⟨

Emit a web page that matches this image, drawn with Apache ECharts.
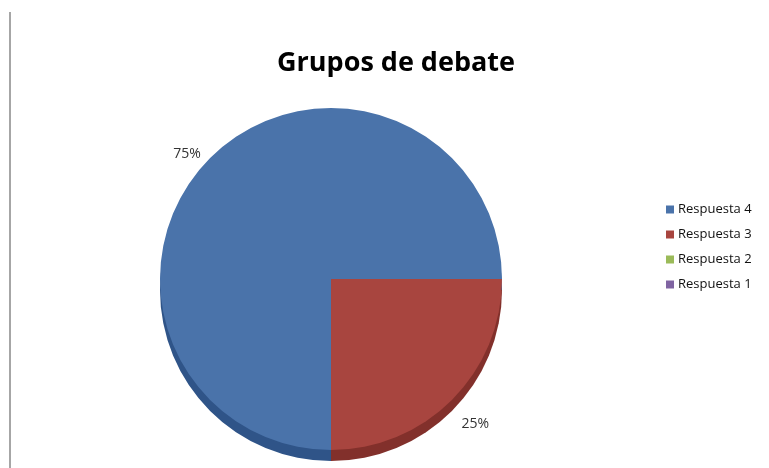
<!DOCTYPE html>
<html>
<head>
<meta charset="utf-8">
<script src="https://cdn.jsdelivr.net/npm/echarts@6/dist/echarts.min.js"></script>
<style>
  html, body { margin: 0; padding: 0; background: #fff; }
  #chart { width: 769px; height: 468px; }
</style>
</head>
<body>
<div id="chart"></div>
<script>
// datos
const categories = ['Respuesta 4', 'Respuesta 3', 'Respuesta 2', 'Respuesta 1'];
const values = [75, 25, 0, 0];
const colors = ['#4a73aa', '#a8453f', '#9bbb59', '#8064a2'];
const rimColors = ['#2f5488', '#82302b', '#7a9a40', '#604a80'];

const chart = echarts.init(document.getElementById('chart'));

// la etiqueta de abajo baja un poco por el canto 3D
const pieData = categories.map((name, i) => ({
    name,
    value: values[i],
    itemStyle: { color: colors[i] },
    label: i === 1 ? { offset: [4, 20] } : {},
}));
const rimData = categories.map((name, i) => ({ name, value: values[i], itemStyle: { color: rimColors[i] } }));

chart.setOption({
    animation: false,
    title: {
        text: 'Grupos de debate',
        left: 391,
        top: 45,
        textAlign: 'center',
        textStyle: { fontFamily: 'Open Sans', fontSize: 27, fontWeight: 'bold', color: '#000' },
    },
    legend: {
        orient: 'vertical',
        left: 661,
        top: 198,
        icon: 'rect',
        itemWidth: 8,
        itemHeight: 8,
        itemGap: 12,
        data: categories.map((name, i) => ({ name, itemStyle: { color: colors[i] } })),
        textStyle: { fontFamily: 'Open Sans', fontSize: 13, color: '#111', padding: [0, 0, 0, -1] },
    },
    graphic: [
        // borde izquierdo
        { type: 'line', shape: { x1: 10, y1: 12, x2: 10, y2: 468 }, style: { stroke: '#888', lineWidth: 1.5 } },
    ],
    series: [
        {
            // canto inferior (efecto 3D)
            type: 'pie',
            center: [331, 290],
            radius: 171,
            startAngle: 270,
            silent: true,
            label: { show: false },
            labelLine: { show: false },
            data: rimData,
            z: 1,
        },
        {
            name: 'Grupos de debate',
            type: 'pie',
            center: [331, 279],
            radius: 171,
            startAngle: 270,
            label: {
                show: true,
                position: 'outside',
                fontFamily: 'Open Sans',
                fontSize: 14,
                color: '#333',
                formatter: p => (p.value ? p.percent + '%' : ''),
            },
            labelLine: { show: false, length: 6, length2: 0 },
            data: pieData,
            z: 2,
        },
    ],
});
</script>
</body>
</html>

⟩

Exactly as they appear, print the lines of the listing above from its first line through the line that contains "const chart = echarts.init(document.getElementById('chart'));", minus the pictures.

TASK ANSWER:
Emit a web page that matches this image, drawn with Apache ECharts.
<!DOCTYPE html>
<html>
<head>
<meta charset="utf-8">
<script src="https://cdn.jsdelivr.net/npm/echarts@6/dist/echarts.min.js"></script>
<style>
  html, body { margin: 0; padding: 0; background: #fff; }
  #chart { width: 769px; height: 468px; }
</style>
</head>
<body>
<div id="chart"></div>
<script>
// datos
const categories = ['Respuesta 4', 'Respuesta 3', 'Respuesta 2', 'Respuesta 1'];
const values = [75, 25, 0, 0];
const colors = ['#4a73aa', '#a8453f', '#9bbb59', '#8064a2'];
const rimColors = ['#2f5488', '#82302b', '#7a9a40', '#604a80'];

const chart = echarts.init(document.getElementById('chart'));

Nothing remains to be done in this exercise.